STATED PROBLEM: Pull out the lines running from the one with "Write a Python" to the one with "ax = fig.add_axes([385", inclusive, word for word. Drop any picture.

MATERIAL SUPPLIED:
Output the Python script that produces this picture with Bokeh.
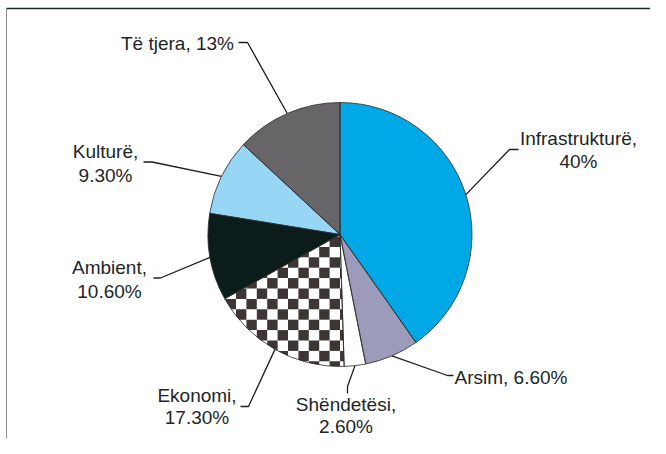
---
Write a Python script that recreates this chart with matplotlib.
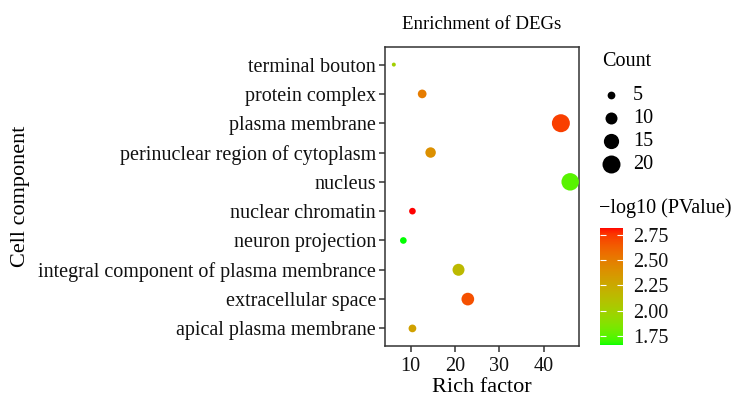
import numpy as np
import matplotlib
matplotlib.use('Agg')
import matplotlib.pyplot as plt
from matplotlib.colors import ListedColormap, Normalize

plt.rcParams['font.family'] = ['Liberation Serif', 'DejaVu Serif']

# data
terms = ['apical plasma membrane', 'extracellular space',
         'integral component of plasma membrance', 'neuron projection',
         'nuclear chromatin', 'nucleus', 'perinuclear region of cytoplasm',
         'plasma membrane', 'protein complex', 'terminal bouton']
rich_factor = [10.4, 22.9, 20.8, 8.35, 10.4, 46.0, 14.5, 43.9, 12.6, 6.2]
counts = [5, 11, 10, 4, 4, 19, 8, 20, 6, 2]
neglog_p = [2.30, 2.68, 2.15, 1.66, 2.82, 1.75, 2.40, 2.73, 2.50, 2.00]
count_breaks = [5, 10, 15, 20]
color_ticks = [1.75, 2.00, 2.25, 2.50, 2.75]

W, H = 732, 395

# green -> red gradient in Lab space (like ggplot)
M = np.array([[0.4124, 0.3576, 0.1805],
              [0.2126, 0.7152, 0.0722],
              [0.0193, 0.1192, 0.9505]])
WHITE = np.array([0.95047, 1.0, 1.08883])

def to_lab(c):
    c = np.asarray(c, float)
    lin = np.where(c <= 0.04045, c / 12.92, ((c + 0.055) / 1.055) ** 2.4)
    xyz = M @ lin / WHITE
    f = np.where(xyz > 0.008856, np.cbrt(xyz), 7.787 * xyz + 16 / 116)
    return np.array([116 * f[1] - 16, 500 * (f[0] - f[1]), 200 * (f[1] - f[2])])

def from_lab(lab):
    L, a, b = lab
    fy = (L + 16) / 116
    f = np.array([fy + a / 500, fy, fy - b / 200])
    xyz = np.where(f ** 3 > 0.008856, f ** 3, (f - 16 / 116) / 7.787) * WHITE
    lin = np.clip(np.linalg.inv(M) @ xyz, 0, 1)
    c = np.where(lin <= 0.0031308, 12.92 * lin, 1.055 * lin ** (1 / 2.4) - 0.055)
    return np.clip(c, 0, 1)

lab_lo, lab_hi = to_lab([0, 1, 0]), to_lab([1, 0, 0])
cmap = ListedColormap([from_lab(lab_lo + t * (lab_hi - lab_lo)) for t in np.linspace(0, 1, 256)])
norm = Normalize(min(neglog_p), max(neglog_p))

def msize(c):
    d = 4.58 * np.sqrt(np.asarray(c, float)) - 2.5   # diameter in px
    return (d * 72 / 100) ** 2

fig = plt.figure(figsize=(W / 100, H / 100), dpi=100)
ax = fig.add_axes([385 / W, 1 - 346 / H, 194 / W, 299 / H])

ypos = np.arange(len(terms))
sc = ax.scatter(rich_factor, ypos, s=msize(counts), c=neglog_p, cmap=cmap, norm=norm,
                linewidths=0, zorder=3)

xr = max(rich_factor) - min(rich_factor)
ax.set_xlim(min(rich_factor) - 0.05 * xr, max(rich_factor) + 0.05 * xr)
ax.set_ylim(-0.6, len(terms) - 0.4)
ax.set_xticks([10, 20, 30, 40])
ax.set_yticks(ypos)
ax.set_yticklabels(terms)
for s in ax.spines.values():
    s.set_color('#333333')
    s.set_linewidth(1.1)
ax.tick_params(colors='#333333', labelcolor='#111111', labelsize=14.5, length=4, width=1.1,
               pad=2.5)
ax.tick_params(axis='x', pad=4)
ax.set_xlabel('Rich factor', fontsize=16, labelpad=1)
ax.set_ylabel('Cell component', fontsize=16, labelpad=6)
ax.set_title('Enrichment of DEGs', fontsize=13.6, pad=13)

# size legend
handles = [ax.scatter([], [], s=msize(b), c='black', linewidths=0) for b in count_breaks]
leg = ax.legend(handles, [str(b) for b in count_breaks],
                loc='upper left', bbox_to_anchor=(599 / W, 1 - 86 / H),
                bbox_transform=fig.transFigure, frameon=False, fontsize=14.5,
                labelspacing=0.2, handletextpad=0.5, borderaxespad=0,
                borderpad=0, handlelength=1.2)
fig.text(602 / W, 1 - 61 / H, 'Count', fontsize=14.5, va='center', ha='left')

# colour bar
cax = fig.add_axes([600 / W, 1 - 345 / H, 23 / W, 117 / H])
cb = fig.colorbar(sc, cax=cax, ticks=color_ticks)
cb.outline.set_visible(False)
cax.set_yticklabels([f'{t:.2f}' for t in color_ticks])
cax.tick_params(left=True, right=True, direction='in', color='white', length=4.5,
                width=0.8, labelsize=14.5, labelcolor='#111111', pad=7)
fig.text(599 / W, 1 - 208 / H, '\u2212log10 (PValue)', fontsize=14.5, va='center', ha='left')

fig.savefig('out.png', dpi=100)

RESULT OF THE TASK:
Write a Python script that recreates this chart with matplotlib.
import numpy as np
import matplotlib
matplotlib.use('Agg')
import matplotlib.pyplot as plt
from matplotlib.colors import ListedColormap, Normalize

plt.rcParams['font.family'] = ['Liberation Serif', 'DejaVu Serif']

# data
terms = ['apical plasma membrane', 'extracellular space',
         'integral component of plasma membrance', 'neuron projection',
         'nuclear chromatin', 'nucleus', 'perinuclear region of cytoplasm',
         'plasma membrane', 'protein complex', 'terminal bouton']
rich_factor = [10.4, 22.9, 20.8, 8.35, 10.4, 46.0, 14.5, 43.9, 12.6, 6.2]
counts = [5, 11, 10, 4, 4, 19, 8, 20, 6, 2]
neglog_p = [2.30, 2.68, 2.15, 1.66, 2.82, 1.75, 2.40, 2.73, 2.50, 2.00]
count_breaks = [5, 10, 15, 20]
color_ticks = [1.75, 2.00, 2.25, 2.50, 2.75]

W, H = 732, 395

# green -> red gradient in Lab space (like ggplot)
M = np.array([[0.4124, 0.3576, 0.1805],
              [0.2126, 0.7152, 0.0722],
              [0.0193, 0.1192, 0.9505]])
WHITE = np.array([0.95047, 1.0, 1.08883])

def to_lab(c):
    c = np.asarray(c, float)
    lin = np.where(c <= 0.04045, c / 12.92, ((c + 0.055) / 1.055) ** 2.4)
    xyz = M @ lin / WHITE
    f = np.where(xyz > 0.008856, np.cbrt(xyz), 7.787 * xyz + 16 / 116)
    return np.array([116 * f[1] - 16, 500 * (f[0] - f[1]), 200 * (f[1] - f[2])])

def from_lab(lab):
    L, a, b = lab
    fy = (L + 16) / 116
    f = np.array([fy + a / 500, fy, fy - b / 200])
    xyz = np.where(f ** 3 > 0.008856, f ** 3, (f - 16 / 116) / 7.787) * WHITE
    lin = np.clip(np.linalg.inv(M) @ xyz, 0, 1)
    c = np.where(lin <= 0.0031308, 12.92 * lin, 1.055 * lin ** (1 / 2.4) - 0.055)
    return np.clip(c, 0, 1)

lab_lo, lab_hi = to_lab([0, 1, 0]), to_lab([1, 0, 0])
cmap = ListedColormap([from_lab(lab_lo + t * (lab_hi - lab_lo)) for t in np.linspace(0, 1, 256)])
norm = Normalize(min(neglog_p), max(neglog_p))

def msize(c):
    d = 4.58 * np.sqrt(np.asarray(c, float)) - 2.5   # diameter in px
    return (d * 72 / 100) ** 2

fig = plt.figure(figsize=(W / 100, H / 100), dpi=100)
ax = fig.add_axes([385 / W, 1 - 346 / H, 194 / W, 299 / H])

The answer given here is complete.